Task requirements:
Give again exactly the lines that run from the start of the records to the line holding "vals_c = np.append(scores, scores[0])", both ends counted. Do not include the pictures.
* Begin *
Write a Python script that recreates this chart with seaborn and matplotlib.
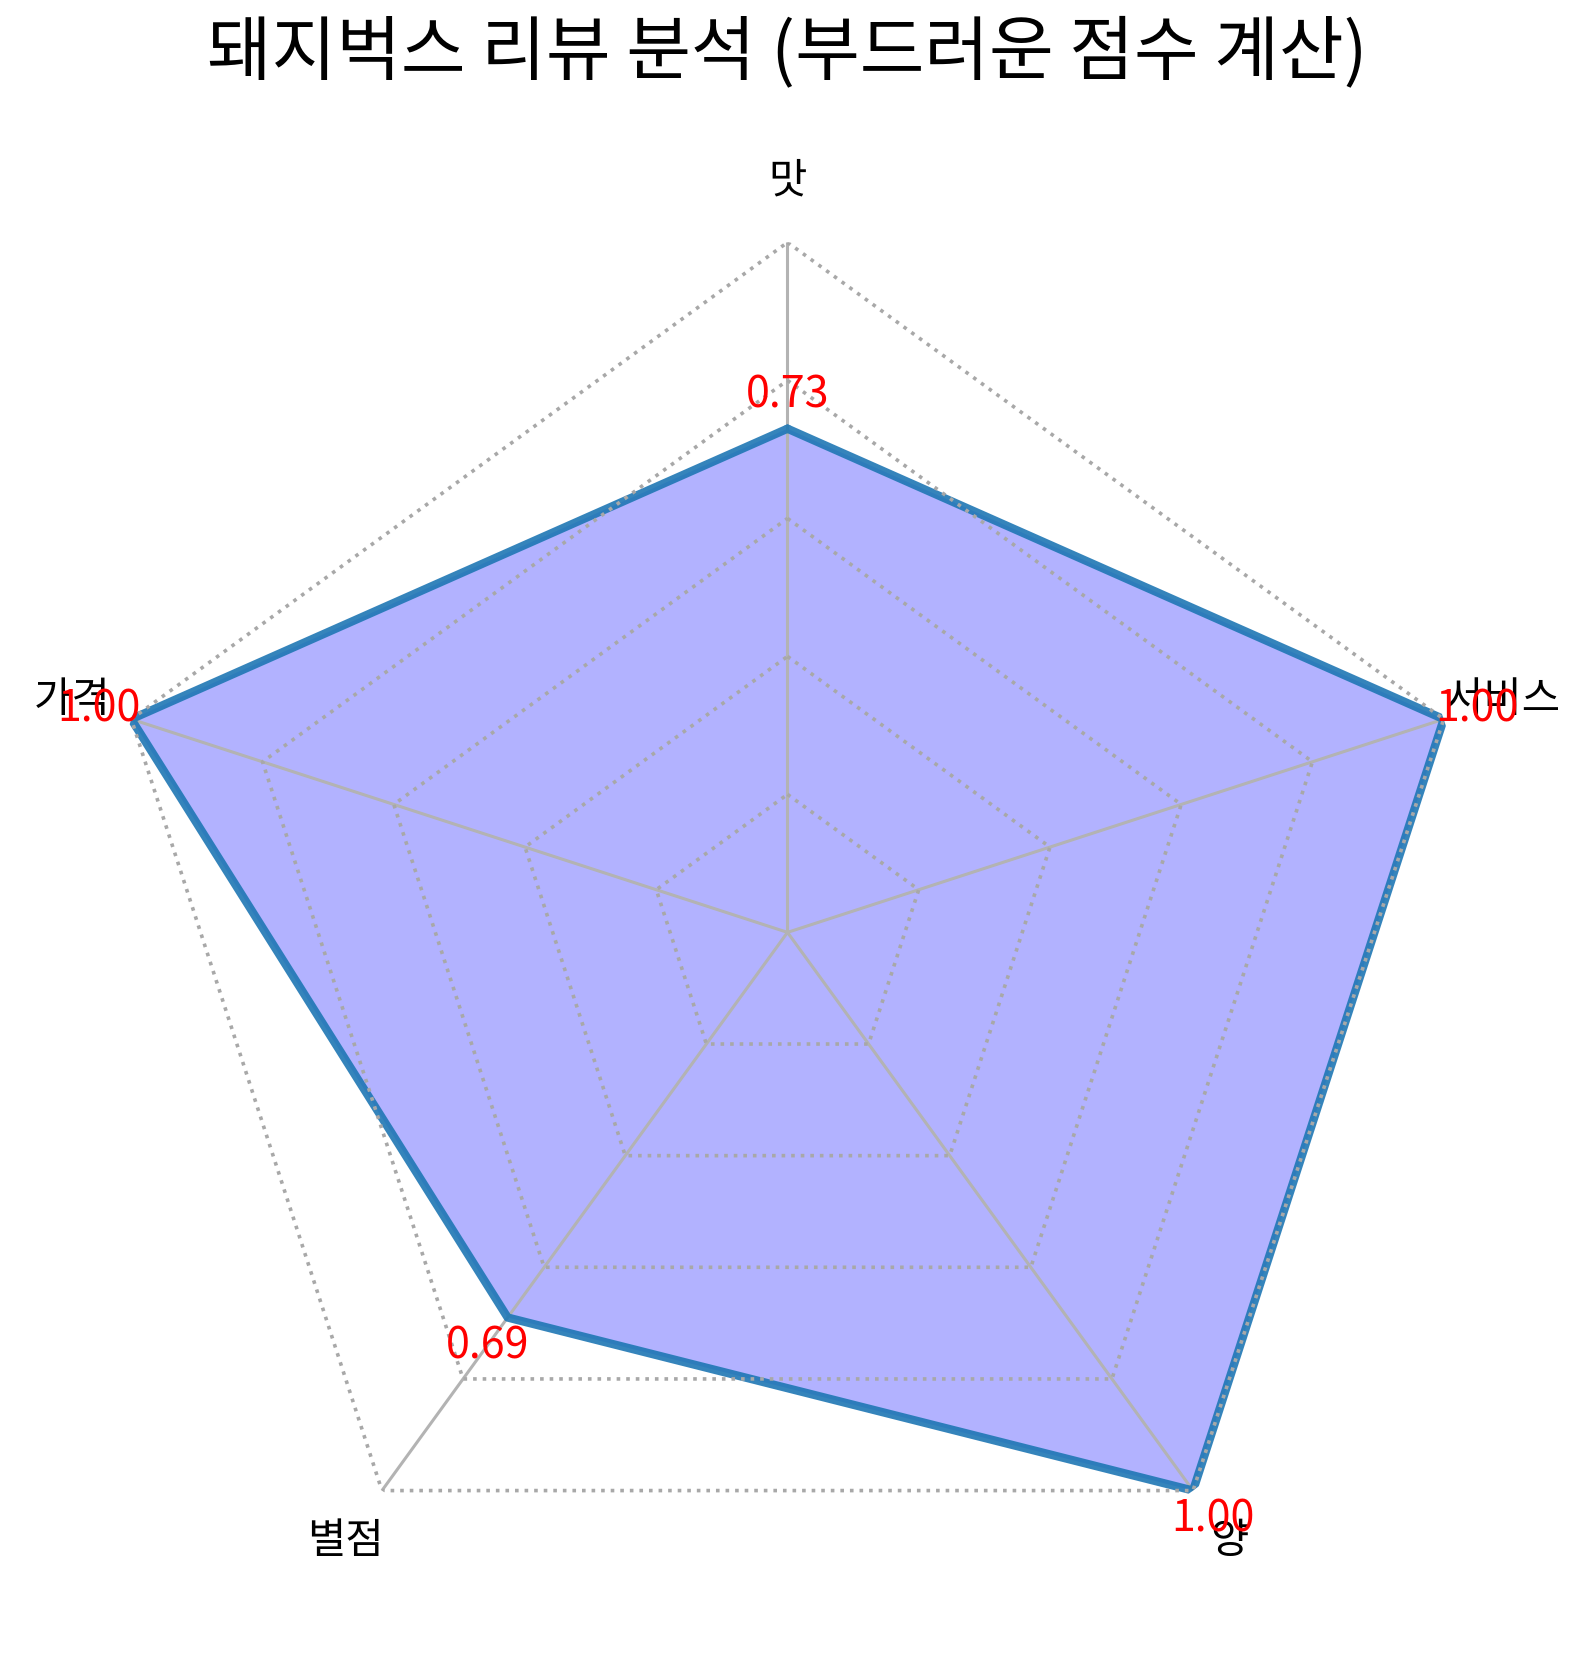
import numpy as np
import matplotlib.pyplot as plt
import seaborn as sns

categories = ['맛', '서비스', '양', '별점', '가격']
scores = [0.73, 1.00, 1.00, 0.69, 1.00]
levels = [0.2, 0.4, 0.6, 0.8, 1.0]
title = '돼지벅스 리뷰 분석 (부드러운 점수 계산)'

sns.set_theme(style='white')
plt.rcParams['font.family'] = ['Noto Sans CJK KR', 'DejaVu Sans']
plt.rcParams['text.color'] = 'black'

angles = np.linspace(0, 2 * np.pi, len(categories), endpoint=False)
ang_c = np.append(angles, angles[0])
vals_c = np.append(scores, scores[0])

fig = plt.figure(figsize=(7.965, 8.29), dpi=200)
ax = fig.add_axes([0.0612, 0.0209, 0.8663, 0.8323], polar=True)
ax.set_theta_offset(np.pi / 2)
ax.set_theta_direction(-1)
ax.set_ylim(0, 1)
ax.set_xticks([])
ax.set_yticks([])
ax.grid(False)
ax.spines['polar'].set_visible(False)
ax.set_facecolor('white')

# fill + outline
ax.fill(ang_c, vals_c, color='blue', alpha=0.3, lw=0, zorder=2)
for a in angles:
    ax.plot([a, a], [0, 1], color='#b3b3b3', lw=1.1, zorder=2.5)
ax.plot(ang_c, vals_c, color='#1f77b4', alpha=0.9, lw=3.0, zorder=3)

# pentagon grid rings
for lvl in levels:
    ax.plot(ang_c, [lvl] * len(ang_c), ls=':', color='#a8a8a8', lw=1.3, zorder=4)

for a, name in zip(angles, categories):
    ax.text(a, 1.09, name, ha='center', va='center', fontsize=15, color='black')

for a, v in zip(angles, scores):
    ax.text(a, v + 0.05, f'{v:.2f}', ha='center', va='center', fontsize=15.5,
            color='red', zorder=5)

fig.text(0.494, 0.968, title, ha='center', va='center', fontsize=25.3, color='black')

fig.savefig('out.png', dpi=200)
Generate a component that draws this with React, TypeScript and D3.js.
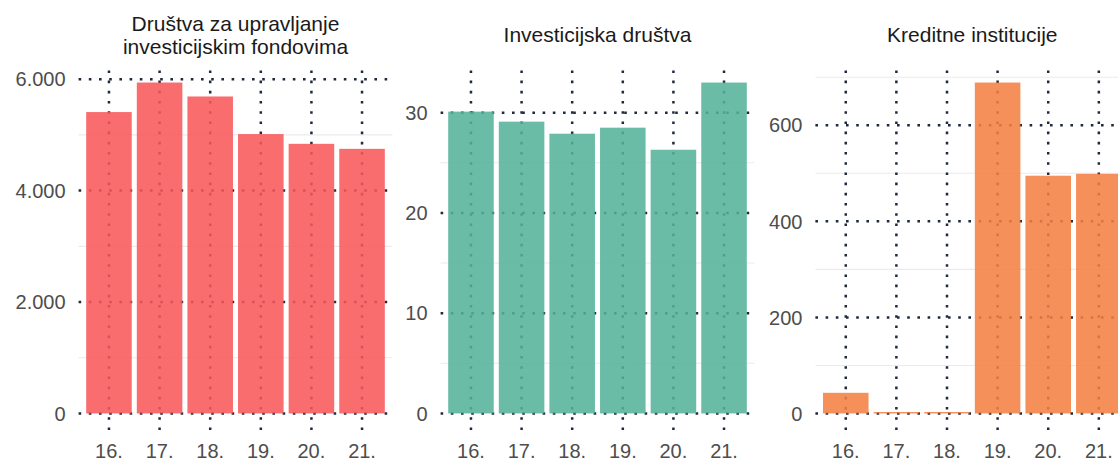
import * as d3 from "d3";

const godine = ["16.", "17.", "18.", "19.", "20.", "21."];
const drustvaZaUpravljanje = [5410, 5940, 5690, 5015, 4840, 4750];
const investicijskaDrustva = [30.1, 29.1, 27.9, 28.5, 26.3, 33.0];
const kreditneInstitucije = [43, 3, 3, 689, 495, 499];

const naslovi = [
  ["Društva za upravljanje", "investicijskim fondovima"],
  ["Investicijska društva"],
  ["Kreditne institucije"],
];
const yTicks = [
  [0, 2000, 4000, 6000],
  [0, 10, 20, 30],
  [0, 200, 400, 600],
];
const yMinor = [
  [1000, 3000, 5000],
  [5, 15, 25],
  [100, 300, 500, 700],
];
const boje = ["#F8575A", "#55B299", "#F37F42"];

const width = 1118;
const height = 461;
const panelTop = 66;
const panelBottom = 430;
const panelLefts = [78.6, 440.6, 815.4];
const panelWidth = 313.8;

const hr = d3.formatLocale({ decimal: ",", thousands: ".", grouping: [3], currency: ["", ""] });
const fmt = hr.format(",");

const font = "'Liberation Sans', Arial, sans-serif";

function Panel({ index, values }: { index: number; values: number[] }) {
  const left = panelLefts[index];
  const right = left + panelWidth;
  const max = d3.max(values) as number;

  const x = d3.scaleBand().domain(godine).range([left, right]).paddingInner(0.1).paddingOuter(0.15);
  const y = d3.scaleLinear().domain([-0.05 * max, max * 1.05]).range([panelBottom, panelTop]);

  const lineColor = "#1f2a3f";
  const title = naslovi[index];
  const cx = (left + right) / 2;

  return (
    <g>
      {/* minor grid */}
      {yMinor[index]
        .filter((v) => y(v) >= panelTop)
        .map((v) => (
          <line key={"m" + v} x1={left} x2={right} y1={y(v)} y2={y(v)} stroke="#EBEBEB" strokeWidth={1.1} />
        ))}
      {/* major dotted grid */}
      {yTicks[index].map((v) => (
        <line
          key={"h" + v}
          x1={left}
          x2={right}
          y1={y(v)}
          y2={y(v)}
          stroke={lineColor}
          strokeWidth={2.5}
          strokeDasharray="2.6 7.6"
        />
      ))}
      {godine.map((g) => {
        const xc = (x(g) as number) + x.bandwidth() / 2;
        return (
          <line
            key={"v" + g}
            x1={xc}
            x2={xc}
            y1={panelBottom}
            y2={panelTop}
            stroke={lineColor}
            strokeWidth={2.5}
            strokeDasharray="2.6 7.6"
          />
        );
      })}
      {/* bars */}
      {values.map((v, i) => (
        <rect
          key={"b" + i}
          x={x(godine[i])}
          width={x.bandwidth()}
          y={y(v)}
          height={y(0) - y(v)}
          fill={boje[index]}
          fillOpacity={0.87}
        />
      ))}
      {/* y labels */}
      {yTicks[index].map((v) => (
        <text
          key={"yl" + v}
          x={left - 13}
          y={y(v)}
          dy="0.36em"
          textAnchor="end"
          fontSize={20}
          fill="#4D4D4D"
          fontFamily={font}
        >
          {fmt(v)}
        </text>
      ))}
      {/* x labels */}
      {godine.map((g) => (
        <text
          key={"xl" + g}
          x={(x(g) as number) + x.bandwidth() / 2}
          y={457.5}
          textAnchor="middle"
          fontSize={20}
          fill="#4D4D4D"
          fontFamily={font}
        >
          {g}
        </text>
      ))}
      {/* strip title */}
      {title.length === 2 ? (
        <text textAnchor="middle" fontSize={21} fill="#1A1A1A" fontFamily={font}>
          <tspan x={cx} y={30.5}>{title[0]}</tspan>
          <tspan x={cx} y={54}>{title[1]}</tspan>
        </text>
      ) : (
        <text x={cx} y={42} textAnchor="middle" fontSize={21} fill="#1A1A1A" fontFamily={font}>
          {title[0]}
        </text>
      )}
    </g>
  );
}

export default function App() {
  const serije = [drustvaZaUpravljanje, investicijskaDrustva, kreditneInstitucije];
  return (
    <svg
      width={width}
      height={height}
      style={{ position: "absolute", left: 0, top: 0, background: "white" }}
    >
      {serije.map((s, i) => (
        <Panel key={i} index={i} values={s} />
      ))}
    </svg>
  );
}
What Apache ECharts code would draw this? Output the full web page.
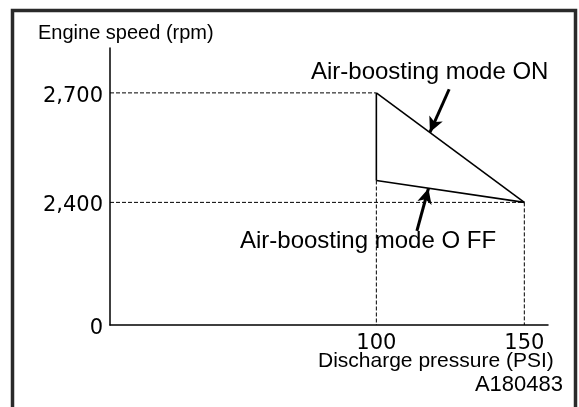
<!DOCTYPE html>
<html>
<head>
<meta charset="utf-8">
<style>
  html, body { margin: 0; padding: 0; background: #fff; }
  #chart { width: 579px; height: 407px; }
</style>
<script src="https://cdn.jsdelivr.net/npm/echarts@6/dist/echarts.min.js"></script>
</head>
<body>
<div id="chart"></div>
<script>
// Discharge pressure (PSI) at the two operating points
const pressures = [100, 150];
// Engine speed (rpm) at those pressures
const speedBoostOn = [2700, 2400];
const speedBoostOff = [2460, 2400];

// The speed axis is broken: its bottom is labelled 0
const speedAxisFloor = 2064;
const speedAxisTop = 2823;
const pressureAxisStart = 10;
const pressureAxisEnd = 158;

const speedTicks = [speedAxisFloor, 2400, 2700];
const speedTickLabels = ['0', '2,400', '2,700'];
const pressureTicks = [100, 150];
const pressureTickLabels = ['100', '150'];

const seriesNames = ['Air-boosting mode ON', 'Air-boosting mode O FF'];

// Arrow annotations [tail, head] in data units
const arrowOn = [[124.6, 2710], [118.1, 2592]];
const arrowOff = [[113.7, 2322], [117.6, 2438]];

const chart = echarts.init(document.getElementById('chart'), null, { renderer: 'canvas' });

const solid = { color: '#000', width: 1.6, type: 'solid' };
const dashed = { color: '#000', width: 1, type: [4, 2] };
const uiFont = '"Liberation Sans", Arial, sans-serif';
const tickFont = '"DejaVu Sans", Verdana, sans-serif';

function path(points, style, z) {
  return {
    type: 'line', data: points, symbol: 'none', silent: true,
    lineStyle: style, z: z || 2, animation: false
  };
}

function arrow(pts) {
  return {
    type: 'line', data: [], symbol: 'none', silent: true, animation: false,
    markLine: {
      silent: true, animation: false,
      symbol: ['none', 'arrow'], symbolSize: [11, 15],
      label: { show: false },
      lineStyle: { color: '#000', width: 3, type: 'solid' },
      data: [[{ coord: pts[0] }, { coord: pts[1] }]]
    }
  };
}

const option = {
  backgroundColor: '#fff',
  animation: false,
  grid: { left: 110, right: 31, top: 48, bottom: 82, containLabel: false },
  xAxis: {
    type: 'value', min: pressureAxisStart, max: pressureAxisEnd,
    axisLine: { show: true, lineStyle: { color: '#000', width: 1.5 } },
    axisTick: { show: false },
    splitLine: { show: false },
    axisLabel: {
      customValues: pressureTicks,
      formatter: v => pressureTickLabels[pressureTicks.indexOf(v)],
      color: '#000', fontFamily: tickFont, fontSize: 21, margin: 8
    }
  },
  yAxis: {
    type: 'value', min: speedAxisFloor, max: speedAxisTop,
    axisLine: { show: true, lineStyle: { color: '#000', width: 1.5 } },
    axisTick: { show: false },
    splitLine: { show: false },
    axisLabel: {
      customValues: speedTicks,
      formatter: v => '{t|' + speedTickLabels[speedTicks.indexOf(v)] + '}',
      margin: 7,
      rich: {
        t: {
          color: '#000', fontFamily: tickFont, fontSize: 21,
          lineHeight: 21, padding: [7, 0, 0, 0]
        }
      }
    }
  },
  series: [
    // guide lines to the axes
    path([[pressureAxisStart, speedBoostOn[0]], [pressures[0], speedBoostOn[0]]], dashed, 1),
    path([[pressureAxisStart, speedBoostOn[1]], [pressures[1], speedBoostOn[1]]], dashed, 1),
    path([[pressures[0], speedBoostOff[0]], [pressures[0], speedAxisFloor]], dashed, 1),
    path([[pressures[1], speedBoostOn[1]], [pressures[1], speedAxisFloor]], dashed, 1),
    // operating envelope
    Object.assign(path(pressures.map((p, i) => [p, speedBoostOn[i]]), solid, 3), { name: seriesNames[0] }),
    Object.assign(path(pressures.map((p, i) => [p, speedBoostOff[i]]), solid, 3), { name: seriesNames[1] }),
    path([[pressures[0], speedBoostOn[0]], [pressures[0], speedBoostOff[0]]], solid, 3),
    arrow(arrowOn),
    arrow(arrowOff)
  ],
  graphic: [
    {
      type: 'rect', silent: true, z: 10,
      shape: { x: 12.5, y: 10.5, width: 563, height: 420 },
      style: { fill: 'none', stroke: '#2a2a2a', lineWidth: 3.5 }
    },
    {
      type: 'text', left: 38, top: 23, silent: true,
      style: { text: 'Engine speed (rpm)', font: '20px ' + uiFont, fill: '#000' }
    },
    {
      type: 'text', left: 311, top: 60, silent: true,
      style: { text: seriesNames[0], font: '24px ' + uiFont, fill: '#000' }
    },
    {
      type: 'text', left: 240, top: 229, silent: true,
      style: { text: seriesNames[1], font: '24px ' + uiFont, fill: '#000' }
    },
    {
      type: 'text', left: 318, top: 351, silent: true,
      style: { text: 'Discharge pressure (PSI)', font: '21px ' + uiFont, fill: '#000' }
    },
    {
      type: 'text', right: 16, top: 374, silent: true,
      style: { text: 'A180483', font: '22px ' + uiFont, fill: '#000' }
    }
  ]
};

chart.setOption(option);
</script>
</body>
</html>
* End *
Exercise output:
Write a Python script that recreates this chart with seaborn and matplotlib.
import numpy as np
import matplotlib.pyplot as plt
import seaborn as sns

categories = ['맛', '서비스', '양', '별점', '가격']
scores = [0.73, 1.00, 1.00, 0.69, 1.00]
levels = [0.2, 0.4, 0.6, 0.8, 1.0]
title = '돼지벅스 리뷰 분석 (부드러운 점수 계산)'

sns.set_theme(style='white')
plt.rcParams['font.family'] = ['Noto Sans CJK KR', 'DejaVu Sans']
plt.rcParams['text.color'] = 'black'

angles = np.linspace(0, 2 * np.pi, len(categories), endpoint=False)
ang_c = np.append(angles, angles[0])
vals_c = np.append(scores, scores[0])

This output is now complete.